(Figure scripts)
------------------------------------
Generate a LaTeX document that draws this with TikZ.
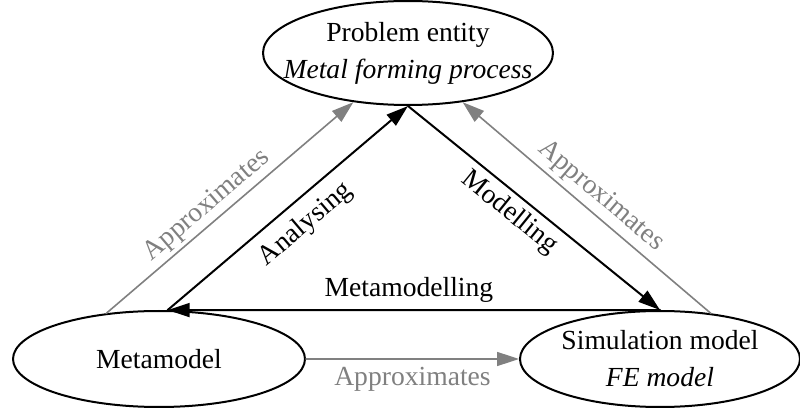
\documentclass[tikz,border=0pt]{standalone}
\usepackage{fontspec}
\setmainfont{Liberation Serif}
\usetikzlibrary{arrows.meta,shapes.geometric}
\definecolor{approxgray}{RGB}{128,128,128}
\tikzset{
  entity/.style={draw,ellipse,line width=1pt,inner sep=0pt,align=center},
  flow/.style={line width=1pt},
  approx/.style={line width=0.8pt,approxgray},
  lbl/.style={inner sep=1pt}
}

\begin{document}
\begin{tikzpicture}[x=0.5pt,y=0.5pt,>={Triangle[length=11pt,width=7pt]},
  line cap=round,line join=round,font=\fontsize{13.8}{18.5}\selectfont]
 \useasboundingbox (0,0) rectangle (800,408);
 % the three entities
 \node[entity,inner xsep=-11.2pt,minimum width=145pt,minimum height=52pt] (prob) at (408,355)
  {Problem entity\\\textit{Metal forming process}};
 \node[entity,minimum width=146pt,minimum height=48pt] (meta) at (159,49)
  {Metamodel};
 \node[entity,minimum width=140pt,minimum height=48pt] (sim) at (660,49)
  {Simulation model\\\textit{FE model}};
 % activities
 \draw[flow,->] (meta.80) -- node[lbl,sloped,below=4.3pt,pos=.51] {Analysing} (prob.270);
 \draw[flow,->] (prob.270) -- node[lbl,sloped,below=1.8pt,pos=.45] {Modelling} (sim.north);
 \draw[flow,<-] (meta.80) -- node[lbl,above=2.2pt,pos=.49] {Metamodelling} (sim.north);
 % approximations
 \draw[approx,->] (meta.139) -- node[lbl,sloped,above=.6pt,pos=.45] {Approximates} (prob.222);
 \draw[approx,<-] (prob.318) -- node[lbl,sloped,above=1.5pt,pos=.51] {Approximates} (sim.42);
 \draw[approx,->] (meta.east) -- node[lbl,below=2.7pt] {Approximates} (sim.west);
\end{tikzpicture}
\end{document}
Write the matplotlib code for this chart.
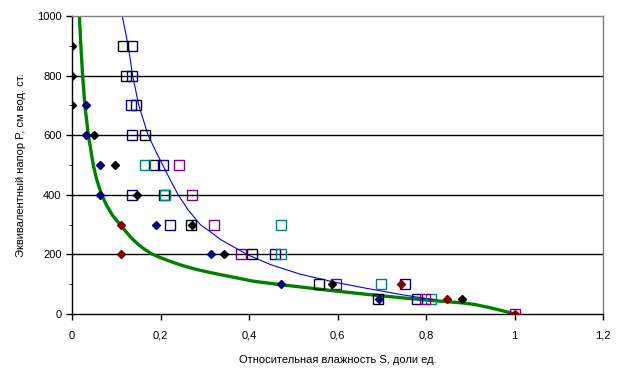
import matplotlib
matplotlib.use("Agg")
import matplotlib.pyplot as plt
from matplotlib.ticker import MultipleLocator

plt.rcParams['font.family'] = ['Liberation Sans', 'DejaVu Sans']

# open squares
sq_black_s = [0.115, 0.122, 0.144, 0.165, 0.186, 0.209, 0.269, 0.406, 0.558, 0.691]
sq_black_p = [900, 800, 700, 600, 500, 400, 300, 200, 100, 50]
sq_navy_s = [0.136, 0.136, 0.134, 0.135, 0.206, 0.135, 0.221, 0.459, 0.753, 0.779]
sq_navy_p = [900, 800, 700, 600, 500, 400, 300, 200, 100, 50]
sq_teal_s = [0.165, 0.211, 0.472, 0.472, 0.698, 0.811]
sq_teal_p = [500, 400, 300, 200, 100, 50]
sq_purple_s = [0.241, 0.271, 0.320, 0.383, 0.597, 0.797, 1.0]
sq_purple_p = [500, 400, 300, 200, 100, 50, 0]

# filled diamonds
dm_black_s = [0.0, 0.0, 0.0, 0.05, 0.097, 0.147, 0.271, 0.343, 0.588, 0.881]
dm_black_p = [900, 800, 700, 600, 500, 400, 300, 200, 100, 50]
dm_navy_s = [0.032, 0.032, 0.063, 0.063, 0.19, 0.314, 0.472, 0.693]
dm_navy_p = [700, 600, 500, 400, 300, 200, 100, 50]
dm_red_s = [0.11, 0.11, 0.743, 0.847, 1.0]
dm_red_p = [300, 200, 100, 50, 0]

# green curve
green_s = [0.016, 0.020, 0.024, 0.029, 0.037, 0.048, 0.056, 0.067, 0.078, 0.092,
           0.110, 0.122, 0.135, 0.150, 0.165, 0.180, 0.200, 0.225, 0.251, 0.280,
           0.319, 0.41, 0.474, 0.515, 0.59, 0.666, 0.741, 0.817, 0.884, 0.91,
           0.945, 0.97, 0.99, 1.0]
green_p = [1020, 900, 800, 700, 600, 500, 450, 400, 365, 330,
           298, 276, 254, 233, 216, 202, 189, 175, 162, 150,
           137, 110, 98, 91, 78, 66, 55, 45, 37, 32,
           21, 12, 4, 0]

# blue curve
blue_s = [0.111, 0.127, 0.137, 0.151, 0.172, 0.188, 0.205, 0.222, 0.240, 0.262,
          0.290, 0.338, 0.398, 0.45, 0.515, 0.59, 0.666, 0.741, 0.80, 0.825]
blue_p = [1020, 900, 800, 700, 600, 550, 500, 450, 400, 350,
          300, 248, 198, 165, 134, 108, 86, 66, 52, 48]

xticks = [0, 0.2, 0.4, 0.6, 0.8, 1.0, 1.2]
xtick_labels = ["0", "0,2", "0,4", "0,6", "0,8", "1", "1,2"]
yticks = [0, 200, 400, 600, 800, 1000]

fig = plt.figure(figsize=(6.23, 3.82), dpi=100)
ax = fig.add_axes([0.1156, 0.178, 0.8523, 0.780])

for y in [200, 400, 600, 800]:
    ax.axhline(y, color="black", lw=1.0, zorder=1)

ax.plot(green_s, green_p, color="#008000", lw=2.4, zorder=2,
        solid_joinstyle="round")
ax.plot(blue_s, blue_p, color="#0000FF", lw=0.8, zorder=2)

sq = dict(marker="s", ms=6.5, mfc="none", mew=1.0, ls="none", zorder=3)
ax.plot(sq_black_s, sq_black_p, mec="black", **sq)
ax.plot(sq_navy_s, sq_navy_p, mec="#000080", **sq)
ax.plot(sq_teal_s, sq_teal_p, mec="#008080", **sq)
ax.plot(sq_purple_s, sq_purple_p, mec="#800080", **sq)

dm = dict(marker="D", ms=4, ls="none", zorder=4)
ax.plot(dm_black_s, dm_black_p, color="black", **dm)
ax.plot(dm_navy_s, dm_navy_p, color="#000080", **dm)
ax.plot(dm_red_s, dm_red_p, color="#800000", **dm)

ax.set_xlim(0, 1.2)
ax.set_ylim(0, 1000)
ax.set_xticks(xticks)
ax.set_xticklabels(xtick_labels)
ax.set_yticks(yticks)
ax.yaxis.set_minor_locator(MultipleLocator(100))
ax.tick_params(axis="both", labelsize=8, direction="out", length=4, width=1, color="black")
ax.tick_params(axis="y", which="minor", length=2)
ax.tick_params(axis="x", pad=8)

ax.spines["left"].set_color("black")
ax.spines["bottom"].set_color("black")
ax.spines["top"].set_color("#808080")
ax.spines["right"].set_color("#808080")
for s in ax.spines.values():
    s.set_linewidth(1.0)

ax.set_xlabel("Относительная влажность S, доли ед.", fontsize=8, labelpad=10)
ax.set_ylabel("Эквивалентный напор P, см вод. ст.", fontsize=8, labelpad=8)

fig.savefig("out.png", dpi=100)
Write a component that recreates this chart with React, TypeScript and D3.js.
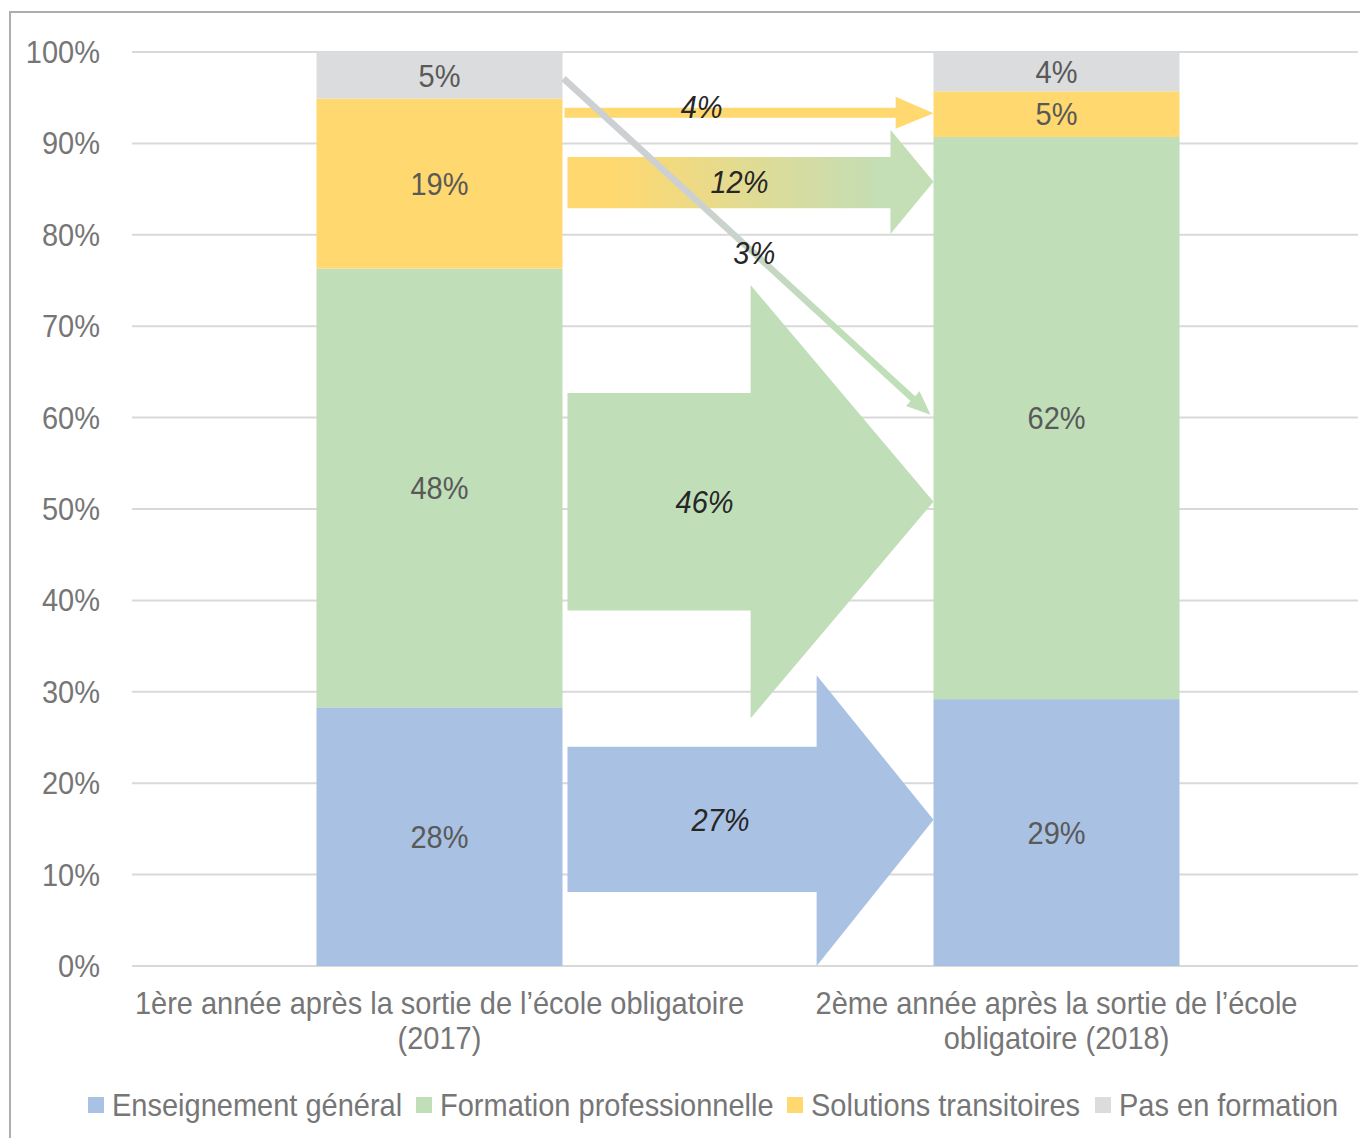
------------------------------------
▶ Stated task: Please give again the entries word for word, starting at the first line and ending with the line that contains "plt.rcParams['font.family'] = ['Liberation"; include both of those lines but none of the pictures.

▶ Solution for this task:
Generate a LaTeX document that draws this with TikZ.
\documentclass[tikz,border=0pt]{standalone}
\usepackage{fontspec}
\setmainfont{Liberation Serif}
\usetikzlibrary{arrows.meta,shapes.geometric}
\definecolor{approxgray}{RGB}{128,128,128}
\tikzset{
  entity/.style={draw,ellipse,line width=1pt,inner sep=0pt,align=center},
  flow/.style={line width=1pt},
  approx/.style={line width=0.8pt,approxgray},
  lbl/.style={inner sep=1pt}
}

\begin{document}
\begin{tikzpicture}[x=0.5pt,y=0.5pt,>={Triangle[length=11pt,width=7pt]},
  line cap=round,line join=round,font=\fontsize{13.8}{18.5}\selectfont]
 \useasboundingbox (0,0) rectangle (800,408);
 % the three entities
 \node[entity,inner xsep=-11.2pt,minimum width=145pt,minimum height=52pt] (prob) at (408,355)
  {Problem entity\\\textit{Metal forming process}};
 \node[entity,minimum width=146pt,minimum height=48pt] (meta) at (159,49)
  {Metamodel};
 \node[entity,minimum width=140pt,minimum height=48pt] (sim) at (660,49)
  {Simulation model\\\textit{FE model}};
 % activities
 \draw[flow,->] (meta.80) -- node[lbl,sloped,below=4.3pt,pos=.51] {Analysing} (prob.270);
 \draw[flow,->] (prob.270) -- node[lbl,sloped,below=1.8pt,pos=.45] {Modelling} (sim.north);
 \draw[flow,<-] (meta.80) -- node[lbl,above=2.2pt,pos=.49] {Metamodelling} (sim.north);
 % approximations
 \draw[approx,->] (meta.139) -- node[lbl,sloped,above=.6pt,pos=.45] {Approximates} (prob.222);
 \draw[approx,<-] (prob.318) -- node[lbl,sloped,above=1.5pt,pos=.51] {Approximates} (sim.42);
 \draw[approx,->] (meta.east) -- node[lbl,below=2.7pt] {Approximates} (sim.west);
\end{tikzpicture}
\end{document}
Write the matplotlib code for this chart.
import matplotlib
matplotlib.use("Agg")
import matplotlib.pyplot as plt
from matplotlib.ticker import MultipleLocator

plt.rcParams['font.family'] = ['Liberation Sans', 'DejaVu Sans']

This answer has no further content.